Este movimiento, para algunos especialistas el último de la modernidad, tuvo ecos en otros campos de expresión como el diseño, la arquitectura, la literatura y el cine. Se puede hablar, entonces, de una nueva sensibilidad y del término minimalista como categoría intemporal e interdisciplinaria, que aboga por la reducción y la síntesis, el purismo estructural y funcional, la sencillez y economía de lenguaje, la concentración y la abstracción.

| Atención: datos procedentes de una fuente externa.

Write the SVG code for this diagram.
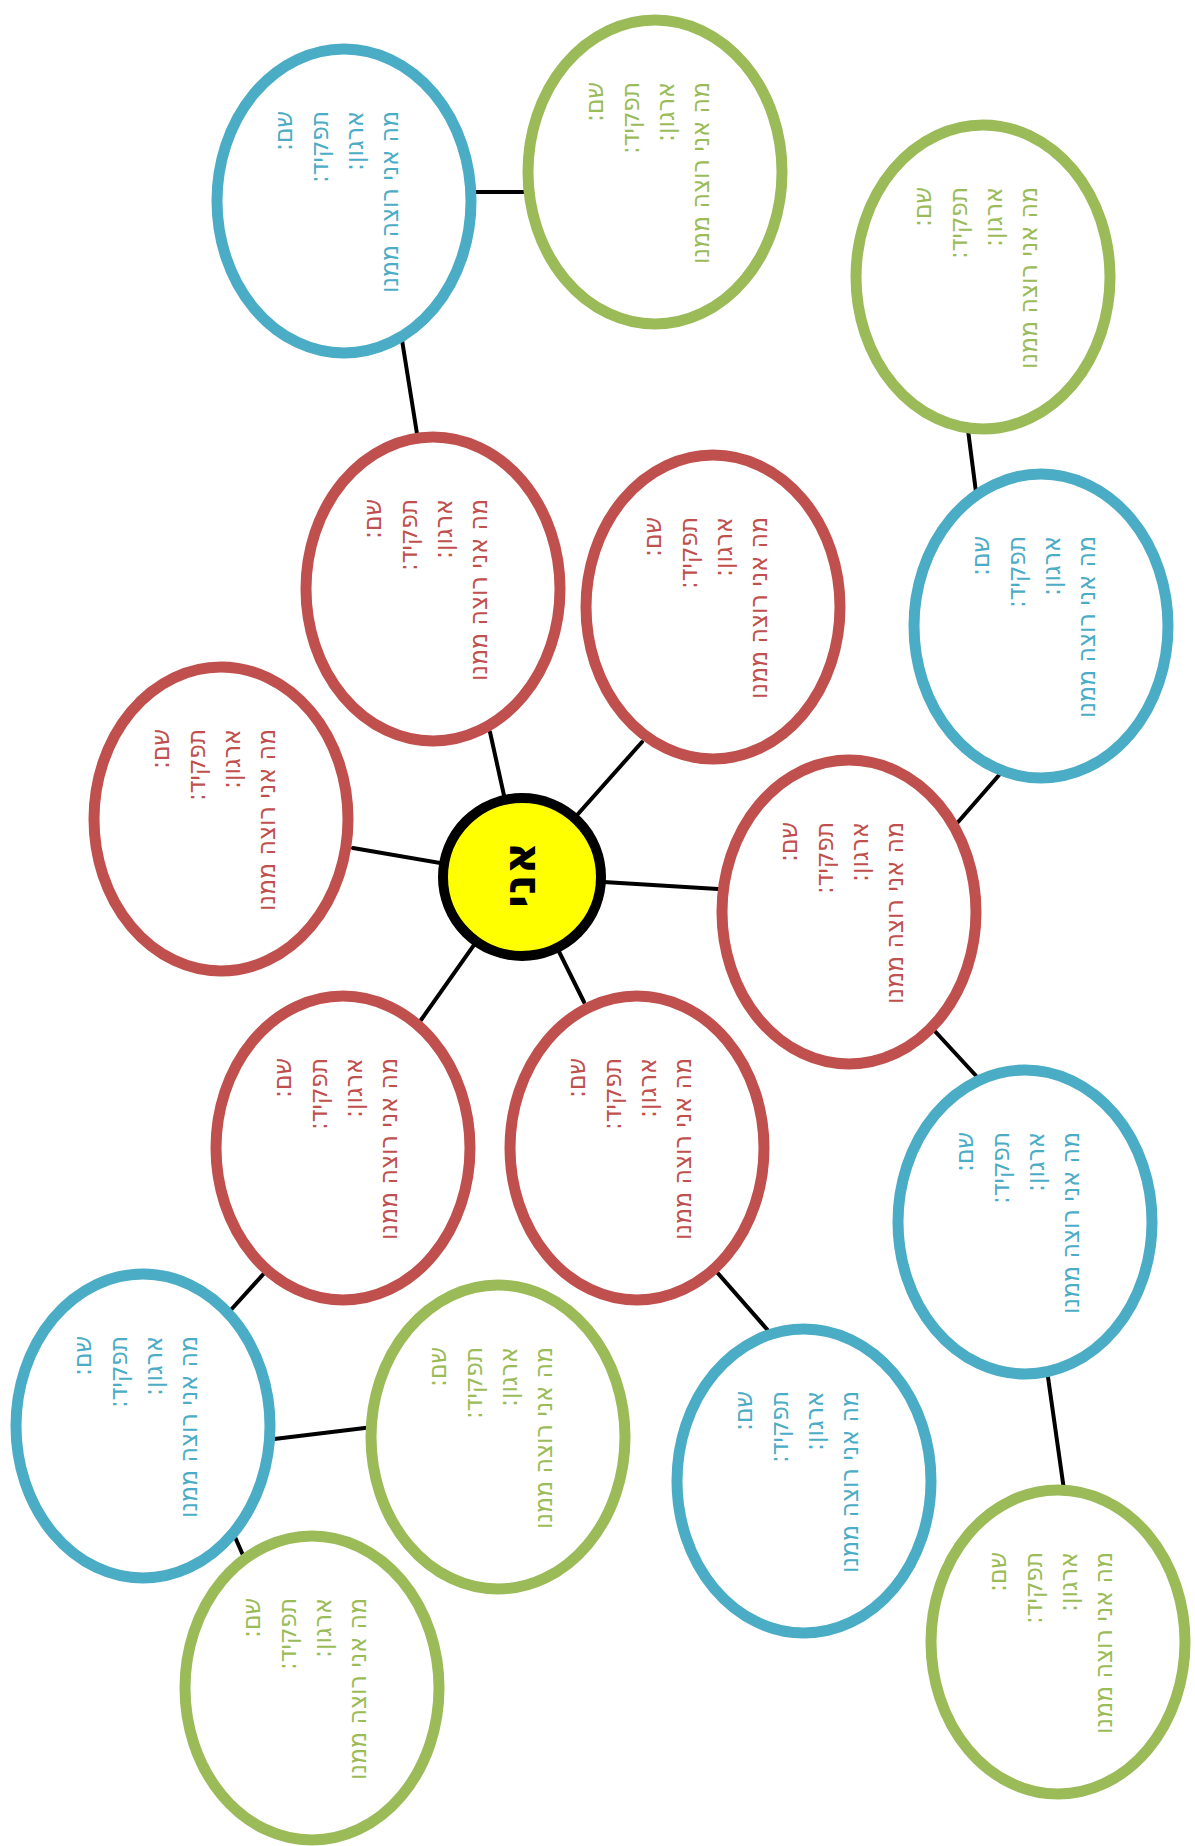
<svg xmlns="http://www.w3.org/2000/svg" width="1195" height="1846" viewBox="0 0 1195 1846">
<style>
.n ellipse{fill:#fff;stroke-width:11}
.r ellipse{stroke:#C0504D}.r text{fill:#C0504D}
.b ellipse{stroke:#4BACC6}.b text{fill:#4BACC6}
.g ellipse{stroke:#9BBB59}.g text{fill:#9BBB59}
.n text{font-family:"DejaVu Sans","Liberation Sans",sans-serif;font-size:26px;text-anchor:middle;direction:rtl}
#conn line{stroke:#000;stroke-width:4;stroke-linecap:round}
</style>
<rect width="1195" height="1846" fill="#fff"/>
<g id="conn">
<line x1="522" y1="877" x2="490" y2="732"/>
<line x1="522" y1="877" x2="642" y2="742"/>
<line x1="522" y1="877" x2="353" y2="848"/>
<line x1="522" y1="877" x2="718" y2="889"/>
<line x1="522" y1="877" x2="421" y2="1020"/>
<line x1="522" y1="877" x2="584" y2="1002"/>
<line x1="470" y1="192" x2="530" y2="192"/>
<line x1="402" y1="340" x2="418" y2="440"/>
<line x1="968" y1="430" x2="977" y2="500"/>
<line x1="1000" y1="774" x2="952" y2="829"/>
<line x1="932" y1="1028" x2="979" y2="1079"/>
<line x1="1047" y1="1370" x2="1065" y2="1497"/>
<line x1="715" y1="1270" x2="772" y2="1335"/>
<line x1="268" y1="1269" x2="229" y2="1312"/>
<line x1="266" y1="1440" x2="373" y2="1427"/>
<line x1="231" y1="1528" x2="246" y2="1562"/>
</g>
<g id="center">
<circle cx="522" cy="877" r="79" fill="#FFFF00" stroke="#000" stroke-width="10"/>
<text transform="translate(535,842) rotate(-90)" x="-33" text-anchor="middle" direction="rtl" textLength="66" lengthAdjust="spacingAndGlyphs" font-family="DejaVu Sans, sans-serif" font-weight="bold" font-size="46" fill="#000">אני</text>
</g>
<g id="r1" class="n r" transform="translate(433,589)"><ellipse rx="127" ry="152"/>
<text transform="translate(-52.5,-90) rotate(-90)" x="-20" textLength="40" lengthAdjust="spacingAndGlyphs">שם:</text>
<text transform="translate(-16.5,-90) rotate(-90)" x="-36" textLength="72" lengthAdjust="spacingAndGlyphs">תפקיד:</text>
<text transform="translate(18.5,-90) rotate(-90)" x="-30" textLength="60" lengthAdjust="spacingAndGlyphs">ארגון:</text>
<text transform="translate(53.5,-90) rotate(-90)" x="-91" textLength="182" lengthAdjust="spacingAndGlyphs">מה אני רוצה ממנו</text></g>
<g id="r2" class="n r" transform="translate(713,607)"><ellipse rx="127" ry="152"/>
<text transform="translate(-52.5,-90) rotate(-90)" x="-20" textLength="40" lengthAdjust="spacingAndGlyphs">שם:</text>
<text transform="translate(-16.5,-90) rotate(-90)" x="-36" textLength="72" lengthAdjust="spacingAndGlyphs">תפקיד:</text>
<text transform="translate(18.5,-90) rotate(-90)" x="-30" textLength="60" lengthAdjust="spacingAndGlyphs">ארגון:</text>
<text transform="translate(53.5,-90) rotate(-90)" x="-91" textLength="182" lengthAdjust="spacingAndGlyphs">מה אני רוצה ממנו</text></g>
<g id="r3" class="n r" transform="translate(221,819)"><ellipse rx="127" ry="152"/>
<text transform="translate(-52.5,-90) rotate(-90)" x="-20" textLength="40" lengthAdjust="spacingAndGlyphs">שם:</text>
<text transform="translate(-16.5,-90) rotate(-90)" x="-36" textLength="72" lengthAdjust="spacingAndGlyphs">תפקיד:</text>
<text transform="translate(18.5,-90) rotate(-90)" x="-30" textLength="60" lengthAdjust="spacingAndGlyphs">ארגון:</text>
<text transform="translate(53.5,-90) rotate(-90)" x="-91" textLength="182" lengthAdjust="spacingAndGlyphs">מה אני רוצה ממנו</text></g>
<g id="r4" class="n r" transform="translate(849,912)"><ellipse rx="127" ry="152"/>
<text transform="translate(-52.5,-90) rotate(-90)" x="-20" textLength="40" lengthAdjust="spacingAndGlyphs">שם:</text>
<text transform="translate(-16.5,-90) rotate(-90)" x="-36" textLength="72" lengthAdjust="spacingAndGlyphs">תפקיד:</text>
<text transform="translate(18.5,-90) rotate(-90)" x="-30" textLength="60" lengthAdjust="spacingAndGlyphs">ארגון:</text>
<text transform="translate(53.5,-90) rotate(-90)" x="-91" textLength="182" lengthAdjust="spacingAndGlyphs">מה אני רוצה ממנו</text></g>
<g id="r5" class="n r" transform="translate(343,1148)"><ellipse rx="127" ry="152"/>
<text transform="translate(-52.5,-90) rotate(-90)" x="-20" textLength="40" lengthAdjust="spacingAndGlyphs">שם:</text>
<text transform="translate(-16.5,-90) rotate(-90)" x="-36" textLength="72" lengthAdjust="spacingAndGlyphs">תפקיד:</text>
<text transform="translate(18.5,-90) rotate(-90)" x="-30" textLength="60" lengthAdjust="spacingAndGlyphs">ארגון:</text>
<text transform="translate(53.5,-90) rotate(-90)" x="-91" textLength="182" lengthAdjust="spacingAndGlyphs">מה אני רוצה ממנו</text></g>
<g id="r6" class="n r" transform="translate(637,1148)"><ellipse rx="127" ry="152"/>
<text transform="translate(-52.5,-90) rotate(-90)" x="-20" textLength="40" lengthAdjust="spacingAndGlyphs">שם:</text>
<text transform="translate(-16.5,-90) rotate(-90)" x="-36" textLength="72" lengthAdjust="spacingAndGlyphs">תפקיד:</text>
<text transform="translate(18.5,-90) rotate(-90)" x="-30" textLength="60" lengthAdjust="spacingAndGlyphs">ארגון:</text>
<text transform="translate(53.5,-90) rotate(-90)" x="-91" textLength="182" lengthAdjust="spacingAndGlyphs">מה אני רוצה ממנו</text></g>
<g id="b1" class="n b" transform="translate(344,201)"><ellipse rx="127" ry="152"/>
<text transform="translate(-52.5,-90) rotate(-90)" x="-20" textLength="40" lengthAdjust="spacingAndGlyphs">שם:</text>
<text transform="translate(-16.5,-90) rotate(-90)" x="-36" textLength="72" lengthAdjust="spacingAndGlyphs">תפקיד:</text>
<text transform="translate(18.5,-90) rotate(-90)" x="-30" textLength="60" lengthAdjust="spacingAndGlyphs">ארגון:</text>
<text transform="translate(53.5,-90) rotate(-90)" x="-91" textLength="182" lengthAdjust="spacingAndGlyphs">מה אני רוצה ממנו</text></g>
<g id="b2" class="n b" transform="translate(1041,626)"><ellipse rx="127" ry="152"/>
<text transform="translate(-52.5,-90) rotate(-90)" x="-20" textLength="40" lengthAdjust="spacingAndGlyphs">שם:</text>
<text transform="translate(-16.5,-90) rotate(-90)" x="-36" textLength="72" lengthAdjust="spacingAndGlyphs">תפקיד:</text>
<text transform="translate(18.5,-90) rotate(-90)" x="-30" textLength="60" lengthAdjust="spacingAndGlyphs">ארגון:</text>
<text transform="translate(53.5,-90) rotate(-90)" x="-91" textLength="182" lengthAdjust="spacingAndGlyphs">מה אני רוצה ממנו</text></g>
<g id="b3" class="n b" transform="translate(1025,1222)"><ellipse rx="127" ry="152"/>
<text transform="translate(-52.5,-90) rotate(-90)" x="-20" textLength="40" lengthAdjust="spacingAndGlyphs">שם:</text>
<text transform="translate(-16.5,-90) rotate(-90)" x="-36" textLength="72" lengthAdjust="spacingAndGlyphs">תפקיד:</text>
<text transform="translate(18.5,-90) rotate(-90)" x="-30" textLength="60" lengthAdjust="spacingAndGlyphs">ארגון:</text>
<text transform="translate(53.5,-90) rotate(-90)" x="-91" textLength="182" lengthAdjust="spacingAndGlyphs">מה אני רוצה ממנו</text></g>
<g id="b4" class="n b" transform="translate(804,1481)"><ellipse rx="127" ry="152"/>
<text transform="translate(-52.5,-90) rotate(-90)" x="-20" textLength="40" lengthAdjust="spacingAndGlyphs">שם:</text>
<text transform="translate(-16.5,-90) rotate(-90)" x="-36" textLength="72" lengthAdjust="spacingAndGlyphs">תפקיד:</text>
<text transform="translate(18.5,-90) rotate(-90)" x="-30" textLength="60" lengthAdjust="spacingAndGlyphs">ארגון:</text>
<text transform="translate(53.5,-90) rotate(-90)" x="-91" textLength="182" lengthAdjust="spacingAndGlyphs">מה אני רוצה ממנו</text></g>
<g id="b5" class="n b" transform="translate(143,1426)"><ellipse rx="127" ry="152"/>
<text transform="translate(-52.5,-90) rotate(-90)" x="-20" textLength="40" lengthAdjust="spacingAndGlyphs">שם:</text>
<text transform="translate(-16.5,-90) rotate(-90)" x="-36" textLength="72" lengthAdjust="spacingAndGlyphs">תפקיד:</text>
<text transform="translate(18.5,-90) rotate(-90)" x="-30" textLength="60" lengthAdjust="spacingAndGlyphs">ארגון:</text>
<text transform="translate(53.5,-90) rotate(-90)" x="-91" textLength="182" lengthAdjust="spacingAndGlyphs">מה אני רוצה ממנו</text></g>
<g id="g1" class="n g" transform="translate(655,172)"><ellipse rx="127" ry="152"/>
<text transform="translate(-52.5,-90) rotate(-90)" x="-20" textLength="40" lengthAdjust="spacingAndGlyphs">שם:</text>
<text transform="translate(-16.5,-90) rotate(-90)" x="-36" textLength="72" lengthAdjust="spacingAndGlyphs">תפקיד:</text>
<text transform="translate(18.5,-90) rotate(-90)" x="-30" textLength="60" lengthAdjust="spacingAndGlyphs">ארגון:</text>
<text transform="translate(53.5,-90) rotate(-90)" x="-91" textLength="182" lengthAdjust="spacingAndGlyphs">מה אני רוצה ממנו</text></g>
<g id="g2" class="n g" transform="translate(983,277)"><ellipse rx="127" ry="152"/>
<text transform="translate(-52.5,-90) rotate(-90)" x="-20" textLength="40" lengthAdjust="spacingAndGlyphs">שם:</text>
<text transform="translate(-16.5,-90) rotate(-90)" x="-36" textLength="72" lengthAdjust="spacingAndGlyphs">תפקיד:</text>
<text transform="translate(18.5,-90) rotate(-90)" x="-30" textLength="60" lengthAdjust="spacingAndGlyphs">ארגון:</text>
<text transform="translate(53.5,-90) rotate(-90)" x="-91" textLength="182" lengthAdjust="spacingAndGlyphs">מה אני רוצה ממנו</text></g>
<g id="g3" class="n g" transform="translate(498,1437)"><ellipse rx="127" ry="152"/>
<text transform="translate(-52.5,-90) rotate(-90)" x="-20" textLength="40" lengthAdjust="spacingAndGlyphs">שם:</text>
<text transform="translate(-16.5,-90) rotate(-90)" x="-36" textLength="72" lengthAdjust="spacingAndGlyphs">תפקיד:</text>
<text transform="translate(18.5,-90) rotate(-90)" x="-30" textLength="60" lengthAdjust="spacingAndGlyphs">ארגון:</text>
<text transform="translate(53.5,-90) rotate(-90)" x="-91" textLength="182" lengthAdjust="spacingAndGlyphs">מה אני רוצה ממנו</text></g>
<g id="g4" class="n g" transform="translate(312,1688)"><ellipse rx="127" ry="152"/>
<text transform="translate(-52.5,-90) rotate(-90)" x="-20" textLength="40" lengthAdjust="spacingAndGlyphs">שם:</text>
<text transform="translate(-16.5,-90) rotate(-90)" x="-36" textLength="72" lengthAdjust="spacingAndGlyphs">תפקיד:</text>
<text transform="translate(18.5,-90) rotate(-90)" x="-30" textLength="60" lengthAdjust="spacingAndGlyphs">ארגון:</text>
<text transform="translate(53.5,-90) rotate(-90)" x="-91" textLength="182" lengthAdjust="spacingAndGlyphs">מה אני רוצה ממנו</text></g>
<g id="g5" class="n g" transform="translate(1058,1642)"><ellipse rx="127" ry="152"/>
<text transform="translate(-52.5,-90) rotate(-90)" x="-20" textLength="40" lengthAdjust="spacingAndGlyphs">שם:</text>
<text transform="translate(-16.5,-90) rotate(-90)" x="-36" textLength="72" lengthAdjust="spacingAndGlyphs">תפקיד:</text>
<text transform="translate(18.5,-90) rotate(-90)" x="-30" textLength="60" lengthAdjust="spacingAndGlyphs">ארגון:</text>
<text transform="translate(53.5,-90) rotate(-90)" x="-91" textLength="182" lengthAdjust="spacingAndGlyphs">מה אני רוצה ממנו</text></g>
</svg>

En su libro Screening Modernism: European Art Cinema, 1950-1980, el Dr. András Bálint Kovács define el minimalismo como “una reducción sistemática de los elementos expresivos en una forma dada”. A partir de la variación de ciertos motivos, el minimalismo aumenta la riqueza semántica; todo lo contrario de si multiplicara los efectos emocionales de esos propios motivos. Es decir, implica la reducción de redundancia.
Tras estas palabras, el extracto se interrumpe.